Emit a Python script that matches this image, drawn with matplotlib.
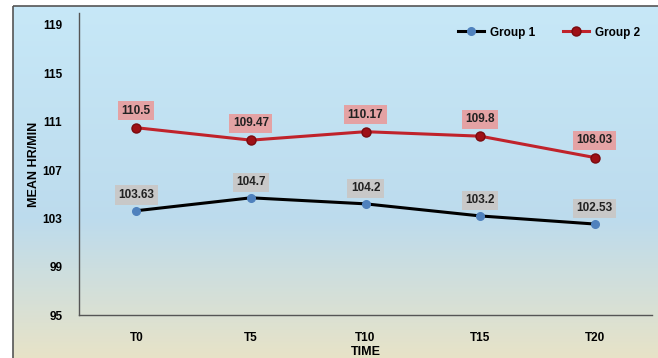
import numpy as np
import matplotlib
matplotlib.use("Agg")
import matplotlib.pyplot as plt
from matplotlib.patches import Rectangle

# Mean heart rate per time point
times = ["T0", "T5", "T10", "T15", "T20"]
group1 = [103.63, 104.7, 104.2, 103.2, 102.53]
group2 = [110.5, 109.47, 110.17, 109.8, 108.03]
y_ticks = [95, 99, 103, 107, 111, 115, 119]

plt.rcParams['font.family'] = ['Liberation Sans', 'DejaVu Sans']
plt.rcParams['font.weight'] = 'bold'

fig = plt.figure(figsize=(6.58, 3.58), dpi=100)

# background: blue-to-beige gradient inside a framed panel
bg = fig.add_axes([0, 0, 1, 1], zorder=0)
bg.set_xlim(0, 658)
bg.set_ylim(358, 0)
bg.axis('off')
top = np.array([0.78, 0.91, 0.97])
mid = np.array([0.74, 0.86, 0.93])
bot = np.array([0.91, 0.89, 0.78])
n = 256
t = np.linspace(0, 1, n)[:, None]
grad = np.where(t < 0.6, top + (mid - top) * (t / 0.6), mid + (bot - mid) * ((t - 0.6) / 0.4))
bg.imshow(grad[:, None, :], extent=[13, 660, 360, 6], aspect='auto', zorder=0)
bg.add_patch(Rectangle((13, 6), 660, 360, fill=False, edgecolor='#555555', lw=1.2, zorder=1))

ax = fig.add_axes([0.12, 0.12, 0.871, 0.844], zorder=1)
ax.patch.set_alpha(0)
x = np.arange(len(times))

ax.plot(x, group1, color='black', lw=2.2, marker='o', ms=5.5,
        mfc='#4f81bd', mec='#4f81bd', label='Group 1', zorder=3)
ax.plot(x, group2, color='#c0232b', lw=2.2, marker='o', ms=6.5,
        mfc='#9e1016', mec='#7a0a0e', label='Group 2', zorder=3)

for xi, v in zip(x, group1):
    ax.annotate(f"{v:g}", (xi, v), xytext=(0, 7), textcoords='offset points',
                ha='center', va='bottom', fontsize=8.5, fontweight='bold', color='#222222',
                bbox=dict(boxstyle='square,pad=0.3', fc='#c8c8c8', ec='none'))
for xi, v in zip(x, group2):
    ax.annotate(f"{v:g}", (xi, v), xytext=(0, 8), textcoords='offset points',
                ha='center', va='bottom', fontsize=8.5, fontweight='bold', color='#222222',
                bbox=dict(boxstyle='square,pad=0.3', fc='#e4a2a4', ec='none'))

ax.set_xlim(-0.5, len(times) - 0.5)
ax.set_ylim(95, 120)
ax.set_yticks(y_ticks)
ax.set_xticks(x)
ax.set_xticklabels(times)
ax.tick_params(length=0, labelsize=8.5)
ax.tick_params(axis='x', pad=12)
ax.tick_params(axis='y', pad=12)
for lab in ax.get_xticklabels() + ax.get_yticklabels():
    lab.set_fontweight('bold')
for s in ['top', 'right']:
    ax.spines[s].set_visible(False)
for s in ['left', 'bottom']:
    ax.spines[s].set_color('#555555')
    ax.spines[s].set_linewidth(1)

ax.set_xlabel("TIME", fontsize=9, fontweight='bold', labelpad=2)
ax.set_ylabel("MEAN HR/MIN", fontsize=9, fontweight='bold', labelpad=2)

ax.legend(loc='upper right', ncol=2, frameon=False,
          bbox_to_anchor=(0.998, 0.99), handlelength=2.2, handletextpad=0.5,
          columnspacing=2.4, prop={'weight': 'bold', 'size': 8.5})

fig.savefig("out.png", dpi=100)
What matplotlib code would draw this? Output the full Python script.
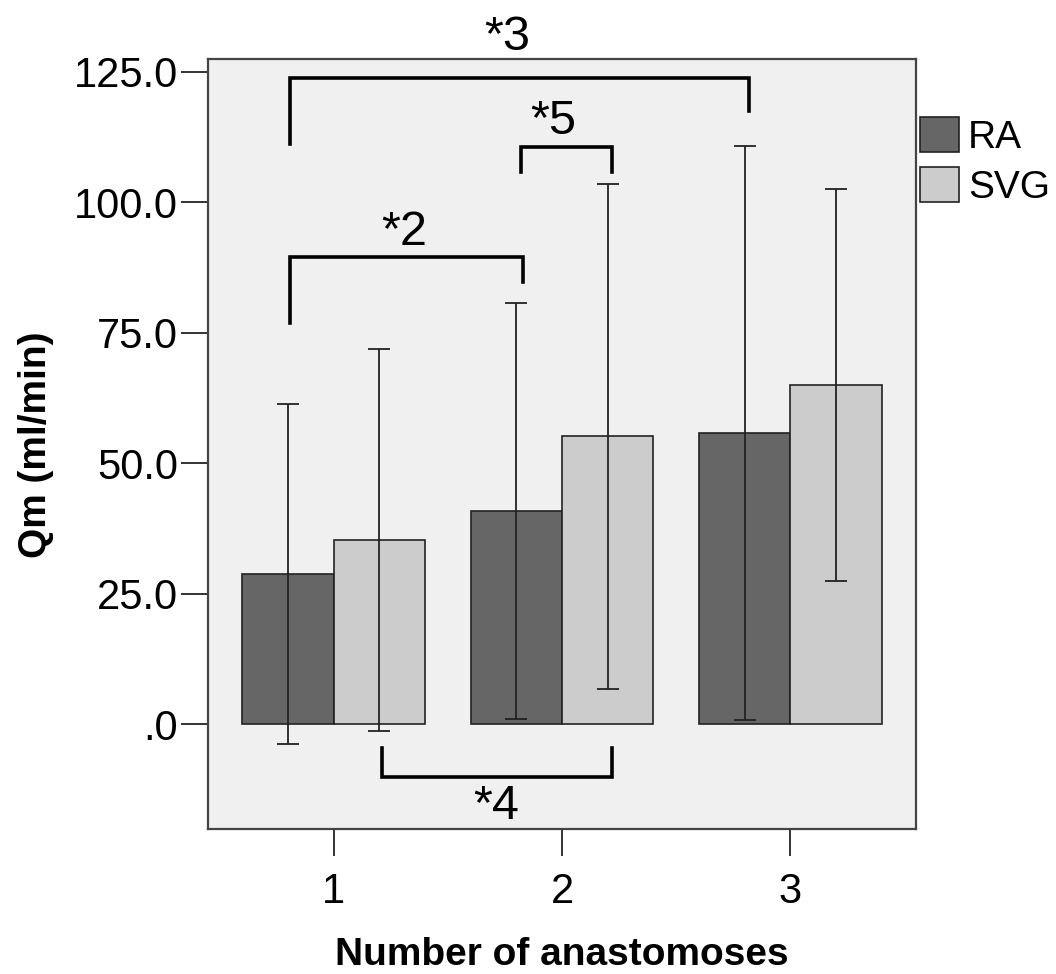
· · · · · · ·
Word for word, give again the lines from the first entry to the line with "fig = plt.figure(figsize=(6.58, 3.58), dpi=100)", inclusive. Exclude the pictures.

Emit a Python script that matches this image, drawn with matplotlib.
import numpy as np
import matplotlib
matplotlib.use("Agg")
import matplotlib.pyplot as plt
from matplotlib.patches import Rectangle

# Mean heart rate per time point
times = ["T0", "T5", "T10", "T15", "T20"]
group1 = [103.63, 104.7, 104.2, 103.2, 102.53]
group2 = [110.5, 109.47, 110.17, 109.8, 108.03]
y_ticks = [95, 99, 103, 107, 111, 115, 119]

plt.rcParams['font.family'] = ['Liberation Sans', 'DejaVu Sans']
plt.rcParams['font.weight'] = 'bold'

fig = plt.figure(figsize=(6.58, 3.58), dpi=100)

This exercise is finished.